Limits on journals impose on post-peer-review commentary severely constrain the ability of science to self-correct.
The Reproducibility Project: Psychology is widely being hailed as a needed corrective for the crisis of credibility in science. But replications of studies such as this one involving pre-post sampling of genomic expression from an intervention trial are costly and unlikely to be undertaken. And why attempt a “replication” of findings that have no merit in the first place? After all, the authors’ results for baseline assessments did not replicate in the baseline results of patients still available at follow-up. That suggests a table problem, and that attempts at replication would be futile.
The PLOS journals have introduced the innovation of allowing comments to be placed directly at the journal article’s webpage, with their existence acknowledged on the article itself. Anyone can respond and participate in a post-publication peer review process that can go on for the life of the interest in a particular article. The next stage in furthering post-publication peer review is that such comments be indexed and citable and counted in traditional metrics, as well as altmetrics. This would recognize citizen scientists’ contributions to cleaning up what appears to be a high rate of false positives and outright nonsense in the current literature.
PubMed Commons offers the opportunity to post comments on any of the over 23 million entries in PubMed, expanding the PLOS initiative to all journals, even those of the Nature Publishing Group. Currently, the only restriction is that someone attempting to place a comment have authored any of the 23,000,000+ entries in PubMed, even a letter to the editor. This represents progress.
But similar to the PLOS initiative, PubMed Commons will get more traction when it can provide conventional academic credit –countable citations– to contributors identifying and critiquing bad science. Currently authors can get credit for putting bad science into the literature that no one can get for helping getting it recognized as such.

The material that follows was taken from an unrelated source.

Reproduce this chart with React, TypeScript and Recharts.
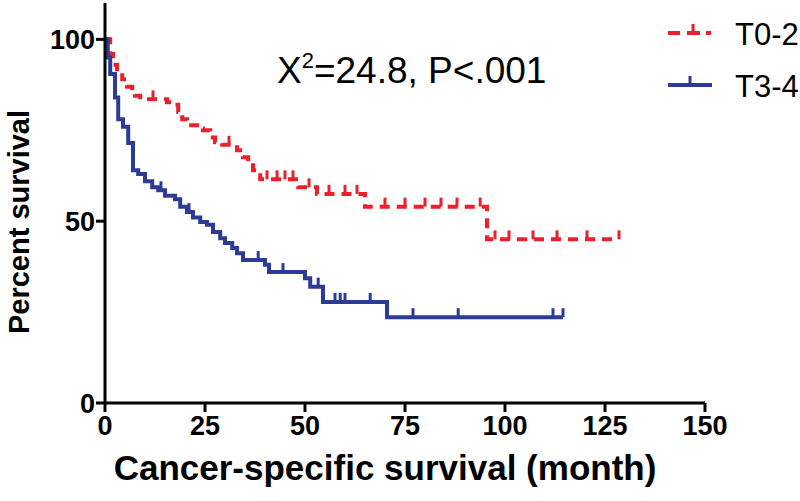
import React from "react";
import { LineChart, Line, XAxis, YAxis } from "recharts";

// Kaplan-Meier steps (month, percent surviving)
const t02Months = [0, 1.3, 2, 3, 4.3, 5.5, 6.8, 7.5, 8.8, 15.5, 16.8, 18.3, 19.3, 20.5, 23, 24.5, 26.3, 27.5, 29.3, 33, 34.5, 35.8, 37, 38.8, 48.3, 53, 65, 95.5];
const t02Survival = [100, 96, 93, 91, 89, 87, 85.5, 84.5, 83.5, 82.7, 82, 80, 78, 76.4, 75.5, 75, 73, 71.7, 71, 69.5, 67.6, 66, 64, 61.5, 59.3, 57.5, 54, 45];
const t02Censored = [12, 31, 40.5, 43, 45, 47, 51, 56, 60, 63, 70, 75, 80, 84, 88, 93.8, 97.5, 101, 107, 113, 120.5];
const t02LastMonth = 128.5;

const t34Months = [0, 0.7, 1.3, 2.5, 3.3, 4.5, 5.8, 7, 8.3, 10, 11.8, 13.3, 15, 17.5, 18.8, 20.5, 22, 23.8, 25.5, 27, 28.8, 30, 31.8, 33, 34.5, 40, 41, 50, 51.3, 54.5, 70.5];
const t34Survival = [100, 95, 90.5, 84, 78, 76, 71.5, 64, 63, 61, 59.3, 58.5, 57, 56, 54, 52.5, 51, 49.8, 49, 47, 45.3, 44, 42.6, 41.2, 39.3, 38, 36, 34.3, 32, 27.8, 23.6];
const t34Censored = [14, 21, 38.3, 44.5, 53.3, 57.5, 58.8, 60, 66.3, 77, 88.3, 112];
const t34LastMonth = 114.5;

const xTicks = [0, 25, 50, 75, 100, 125, 150];
const yTicks = [0, 50, 100];

const RED = "#e8212b";
const BLUE = "#2c3b95";
const FONT = "'Liberation Sans', Arial, sans-serif";

type Pt = { month: number; pct: number; censored: boolean };

function buildSeries(months: number[], surv: number[], censored: number[], last: number): Pt[] {
  const valueAt = (m: number) => {
    let v = surv[0];
    months.forEach((t, i) => {
      if (t <= m) v = surv[i];
    });
    return v;
  };
  const pts: Pt[] = months.map((m, i) => ({ month: m, pct: surv[i], censored: false }));
  censored.forEach((m) => pts.push({ month: m, pct: valueAt(m), censored: true }));
  pts.push({ month: last, pct: valueAt(last), censored: true });
  return pts.sort((a, b) => a.month - b.month);
}

const t02Data = buildSeries(t02Months, t02Survival, t02Censored, t02LastMonth);
const t34Data = buildSeries(t34Months, t34Survival, t34Censored, t34LastMonth);

const censorDot = (color: string) => (props: any) => {
  const { cx, cy, payload, index } = props;
  if (!payload || !payload.censored) return <g key={`n${index}`} />;
  return <line key={`c${index}`} x1={cx} x2={cx} y1={cy} y2={cy - 9} stroke={color} strokeWidth={3} />;
};

const YTitle = (props: any) => {
  const { viewBox } = props;
  const x = 19;
  const y = viewBox.y + viewBox.height / 2 + 19;
  return (
    <text x={x} y={y} transform={`rotate(-90 ${x} ${y})`} textAnchor="middle" dominantBaseline="central"
      style={{ fontFamily: FONT, fontWeight: 700, fontSize: 29, fill: "#000" }}>
      Percent survival
    </text>
  );
};

const XTitle = (props: any) => {
  const { viewBox } = props;
  const x = 385;
  return (
    <text x={x} y={viewBox.y + 77} textAnchor="middle"
      style={{ fontFamily: FONT, fontWeight: 700, fontSize: 35, fill: "#000" }}>
      Cancer-specific survival (month)
    </text>
  );
};

export default function App() {
  const tickStyle = { fontFamily: FONT, fontWeight: 700, fontSize: 27, fill: "#000" };
  return (
    <div style={{ position: "absolute", left: 0, top: 0, width: 800, height: 501, background: "#fff" }}>
      <LineChart width={800} height={501} margin={{ top: 3, right: 95, bottom: 0, left: 0 }}>
        <XAxis
          type="number"
          dataKey="month"
          domain={[0, 150]}
          ticks={xTicks}
          interval={0}
          height={98}
          axisLine={{ stroke: "#000", strokeWidth: 3 }}
          tickLine={{ stroke: "#000", strokeWidth: 3 }}
          tickSize={9}
          tickMargin={4}
          tick={tickStyle}
          label={<XTitle />}
          allowDuplicatedCategory={false}
        />
        <YAxis
          type="number"
          domain={[0, 110]}
          ticks={yTicks}
          interval={0}
          width={105}
          axisLine={{ stroke: "#000", strokeWidth: 3 }}
          tickLine={{ stroke: "#000", strokeWidth: 3 }}
          tickSize={9}
          tickMargin={1}
          tick={tickStyle}
          label={<YTitle />}
        />
        <Line
          data={t02Data}
          dataKey="pct"
          type="stepAfter"
          stroke={RED}
          strokeWidth={4}
          strokeDasharray="10 7"
          dot={censorDot(RED)}
          activeDot={false}
          isAnimationActive={false}
        />
        <Line
          data={t34Data}
          dataKey="pct"
          type="stepAfter"
          stroke={BLUE}
          strokeWidth={4}
          dot={censorDot(BLUE)}
          activeDot={false}
          isAnimationActive={false}
        />
      </LineChart>
      <svg width={800} height={501} style={{ position: "absolute", left: 0, top: 0, pointerEvents: "none" }}>
        <text x={277} y={83} style={{ fontFamily: FONT, fontSize: 37, fill: "#000" }}>
          X<tspan dy={-15} fontSize={22}>2</tspan>
          <tspan dy={15}>=24.8, P&lt;.001</tspan>
        </text>
        <line x1={668} x2={680} y1={33} y2={33} stroke={RED} strokeWidth={4} />
        <line x1={687} x2={700} y1={33} y2={33} stroke={RED} strokeWidth={4} />
        <line x1={693} x2={693} y1={33} y2={24} stroke={RED} strokeWidth={3} />
        <line x1={706} x2={711} y1={33} y2={33} stroke={RED} strokeWidth={4} />
        <text x={735} y={45} style={{ fontFamily: FONT, fontSize: 31, fill: "#000" }}>T0-2</text>
        <line x1={668} x2={712} y1={85} y2={85} stroke={BLUE} strokeWidth={4} />
        <line x1={690} x2={690} y1={85} y2={76} stroke={BLUE} strokeWidth={3} />
        <text x={735} y={97} style={{ fontFamily: FONT, fontSize: 31, fill: "#000" }}>T3-4</text>
      </svg>
    </div>
  );
}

So, the authors of this particular article have made indefensibly bad claims about having made substantial progress toward developing an inexpensive blood test for depression. It’s not unreasonable to assume their motive is to cultivate financial support from industry for further development. What’s a critic to do?
In this case, the science is bad enough and the damage to the public and professionals’ perception of the state of the science of ‘blood test for depression’ sufficient for a retraction is warranted. Stay tuned – unless Nature Publishing Group requires a $1,000 payment for investigating whether an article warrants retraction.
Postscript: As I was finishing this post, I discovered that the journals published by the Modern Language Society requires payment of a $3,000 membership fee to publish a letter to the editor in one of their journals. I guess they need to keep the discussion within the club.
Views expressed in this blog post are entirely those of the author and not necessarily those of PLOS or its staff.